:: Dataset records ::
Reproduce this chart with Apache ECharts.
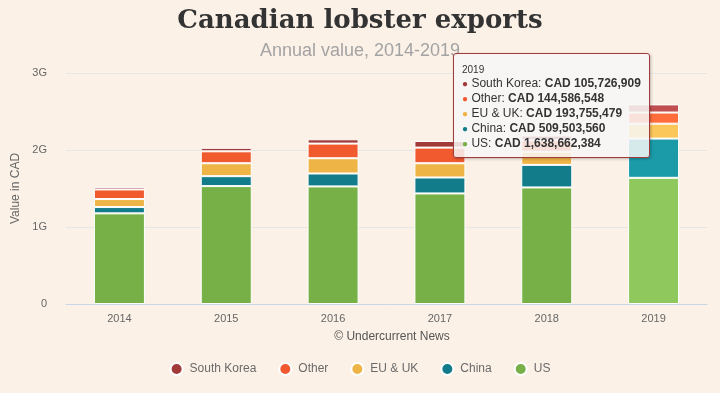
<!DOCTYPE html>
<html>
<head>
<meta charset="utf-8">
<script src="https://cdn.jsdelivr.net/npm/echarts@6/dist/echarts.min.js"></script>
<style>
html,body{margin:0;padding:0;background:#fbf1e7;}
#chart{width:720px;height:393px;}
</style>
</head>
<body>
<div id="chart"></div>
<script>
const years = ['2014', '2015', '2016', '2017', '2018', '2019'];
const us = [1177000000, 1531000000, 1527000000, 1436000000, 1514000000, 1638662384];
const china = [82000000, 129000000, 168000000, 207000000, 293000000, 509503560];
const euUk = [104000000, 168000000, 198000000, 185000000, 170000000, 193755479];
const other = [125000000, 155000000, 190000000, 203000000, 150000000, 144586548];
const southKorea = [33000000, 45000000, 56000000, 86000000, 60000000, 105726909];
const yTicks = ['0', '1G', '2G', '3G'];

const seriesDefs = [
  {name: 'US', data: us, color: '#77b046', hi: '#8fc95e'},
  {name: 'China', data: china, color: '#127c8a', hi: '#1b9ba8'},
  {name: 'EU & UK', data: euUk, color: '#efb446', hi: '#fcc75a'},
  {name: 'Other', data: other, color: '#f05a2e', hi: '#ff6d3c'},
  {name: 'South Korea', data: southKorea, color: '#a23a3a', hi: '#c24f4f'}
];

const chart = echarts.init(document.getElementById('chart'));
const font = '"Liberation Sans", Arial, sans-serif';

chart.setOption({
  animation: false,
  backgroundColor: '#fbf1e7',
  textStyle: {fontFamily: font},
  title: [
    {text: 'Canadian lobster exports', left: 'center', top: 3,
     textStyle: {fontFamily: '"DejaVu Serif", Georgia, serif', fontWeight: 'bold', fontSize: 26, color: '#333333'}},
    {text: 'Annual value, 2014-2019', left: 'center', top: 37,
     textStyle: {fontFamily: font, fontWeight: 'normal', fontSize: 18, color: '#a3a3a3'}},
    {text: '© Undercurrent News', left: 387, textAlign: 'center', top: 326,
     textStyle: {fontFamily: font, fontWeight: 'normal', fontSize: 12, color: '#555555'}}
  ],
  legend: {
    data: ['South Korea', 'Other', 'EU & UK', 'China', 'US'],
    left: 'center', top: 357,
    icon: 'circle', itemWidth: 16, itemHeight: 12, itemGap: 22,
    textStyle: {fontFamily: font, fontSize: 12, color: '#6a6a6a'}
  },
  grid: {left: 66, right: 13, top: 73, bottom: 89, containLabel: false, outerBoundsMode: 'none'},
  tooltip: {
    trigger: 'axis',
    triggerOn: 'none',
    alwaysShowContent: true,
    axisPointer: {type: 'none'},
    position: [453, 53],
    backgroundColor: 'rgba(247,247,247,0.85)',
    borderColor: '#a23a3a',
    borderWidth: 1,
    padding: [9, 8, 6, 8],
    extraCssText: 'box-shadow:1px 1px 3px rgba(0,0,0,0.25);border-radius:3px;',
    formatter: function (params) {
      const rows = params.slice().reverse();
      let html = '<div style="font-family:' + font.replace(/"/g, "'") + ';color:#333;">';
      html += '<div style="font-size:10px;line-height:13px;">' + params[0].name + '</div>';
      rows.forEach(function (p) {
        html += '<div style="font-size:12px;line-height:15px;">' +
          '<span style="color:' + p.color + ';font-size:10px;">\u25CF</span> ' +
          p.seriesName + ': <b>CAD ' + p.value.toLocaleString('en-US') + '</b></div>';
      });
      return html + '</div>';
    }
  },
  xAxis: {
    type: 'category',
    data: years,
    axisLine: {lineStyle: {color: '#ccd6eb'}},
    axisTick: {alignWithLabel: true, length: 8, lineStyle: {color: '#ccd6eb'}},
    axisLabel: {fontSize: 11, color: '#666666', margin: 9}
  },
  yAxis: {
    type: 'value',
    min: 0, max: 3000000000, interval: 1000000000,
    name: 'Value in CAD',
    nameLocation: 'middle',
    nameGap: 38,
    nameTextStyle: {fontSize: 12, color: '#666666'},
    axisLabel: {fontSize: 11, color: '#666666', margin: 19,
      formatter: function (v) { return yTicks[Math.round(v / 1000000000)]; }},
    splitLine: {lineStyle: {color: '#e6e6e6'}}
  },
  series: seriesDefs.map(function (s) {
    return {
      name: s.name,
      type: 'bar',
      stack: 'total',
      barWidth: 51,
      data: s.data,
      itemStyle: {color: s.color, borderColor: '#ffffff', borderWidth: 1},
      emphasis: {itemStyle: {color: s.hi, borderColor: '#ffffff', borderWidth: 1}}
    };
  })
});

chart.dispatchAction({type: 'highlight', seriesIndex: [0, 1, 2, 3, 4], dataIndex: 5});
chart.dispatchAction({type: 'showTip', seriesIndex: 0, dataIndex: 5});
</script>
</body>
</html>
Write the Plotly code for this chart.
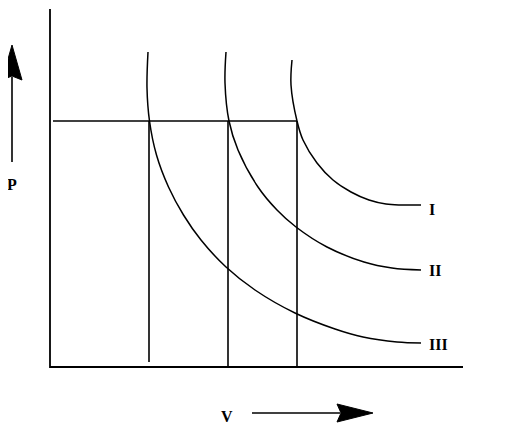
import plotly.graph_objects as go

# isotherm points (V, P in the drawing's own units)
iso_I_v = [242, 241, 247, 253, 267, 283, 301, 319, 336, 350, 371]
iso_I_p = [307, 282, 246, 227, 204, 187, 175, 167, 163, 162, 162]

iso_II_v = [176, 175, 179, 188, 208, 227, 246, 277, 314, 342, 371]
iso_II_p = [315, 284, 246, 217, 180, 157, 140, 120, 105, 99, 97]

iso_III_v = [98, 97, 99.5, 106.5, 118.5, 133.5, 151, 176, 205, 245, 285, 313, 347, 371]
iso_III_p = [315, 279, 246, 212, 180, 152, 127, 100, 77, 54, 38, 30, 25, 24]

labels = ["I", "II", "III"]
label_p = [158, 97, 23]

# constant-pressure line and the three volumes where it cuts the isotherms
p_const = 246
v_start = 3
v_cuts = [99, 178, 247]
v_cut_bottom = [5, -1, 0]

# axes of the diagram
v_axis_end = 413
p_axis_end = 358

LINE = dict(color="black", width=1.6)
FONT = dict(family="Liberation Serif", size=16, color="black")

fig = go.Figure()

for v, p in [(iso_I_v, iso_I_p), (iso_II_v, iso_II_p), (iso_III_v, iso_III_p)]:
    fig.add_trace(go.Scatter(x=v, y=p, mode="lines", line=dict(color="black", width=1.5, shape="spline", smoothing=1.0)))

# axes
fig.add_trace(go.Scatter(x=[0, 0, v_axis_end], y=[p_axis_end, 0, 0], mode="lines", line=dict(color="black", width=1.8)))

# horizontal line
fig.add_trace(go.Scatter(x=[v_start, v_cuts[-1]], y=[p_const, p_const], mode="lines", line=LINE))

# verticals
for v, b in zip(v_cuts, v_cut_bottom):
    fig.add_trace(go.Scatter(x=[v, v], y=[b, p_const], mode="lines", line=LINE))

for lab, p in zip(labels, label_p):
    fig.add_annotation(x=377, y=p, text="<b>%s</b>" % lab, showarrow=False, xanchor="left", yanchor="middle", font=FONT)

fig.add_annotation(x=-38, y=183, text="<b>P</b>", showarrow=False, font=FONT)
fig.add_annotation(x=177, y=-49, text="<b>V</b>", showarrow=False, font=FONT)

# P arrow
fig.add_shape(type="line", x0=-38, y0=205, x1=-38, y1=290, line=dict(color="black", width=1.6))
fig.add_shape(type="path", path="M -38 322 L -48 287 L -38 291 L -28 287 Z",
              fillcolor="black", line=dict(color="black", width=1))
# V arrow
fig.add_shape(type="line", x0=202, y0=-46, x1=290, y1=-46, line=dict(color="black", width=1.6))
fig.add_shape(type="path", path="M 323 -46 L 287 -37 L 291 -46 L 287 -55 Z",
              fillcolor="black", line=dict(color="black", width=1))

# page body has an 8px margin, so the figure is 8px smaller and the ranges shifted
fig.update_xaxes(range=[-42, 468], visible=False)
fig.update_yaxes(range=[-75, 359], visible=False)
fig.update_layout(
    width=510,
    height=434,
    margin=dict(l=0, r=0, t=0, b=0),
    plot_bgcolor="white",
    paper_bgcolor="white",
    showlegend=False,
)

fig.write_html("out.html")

:: What you have to do ::
Leave the pictures out and reproduce exactly the lines from the top of the listing above through the line with "const yTicks = ['0', '1G', '2G', '3G'];".

:: Full output ::
Reproduce this chart with Apache ECharts.
<!DOCTYPE html>
<html>
<head>
<meta charset="utf-8">
<script src="https://cdn.jsdelivr.net/npm/echarts@6/dist/echarts.min.js"></script>
<style>
html,body{margin:0;padding:0;background:#fbf1e7;}
#chart{width:720px;height:393px;}
</style>
</head>
<body>
<div id="chart"></div>
<script>
const years = ['2014', '2015', '2016', '2017', '2018', '2019'];
const us = [1177000000, 1531000000, 1527000000, 1436000000, 1514000000, 1638662384];
const china = [82000000, 129000000, 168000000, 207000000, 293000000, 509503560];
const euUk = [104000000, 168000000, 198000000, 185000000, 170000000, 193755479];
const other = [125000000, 155000000, 190000000, 203000000, 150000000, 144586548];
const southKorea = [33000000, 45000000, 56000000, 86000000, 60000000, 105726909];
const yTicks = ['0', '1G', '2G', '3G'];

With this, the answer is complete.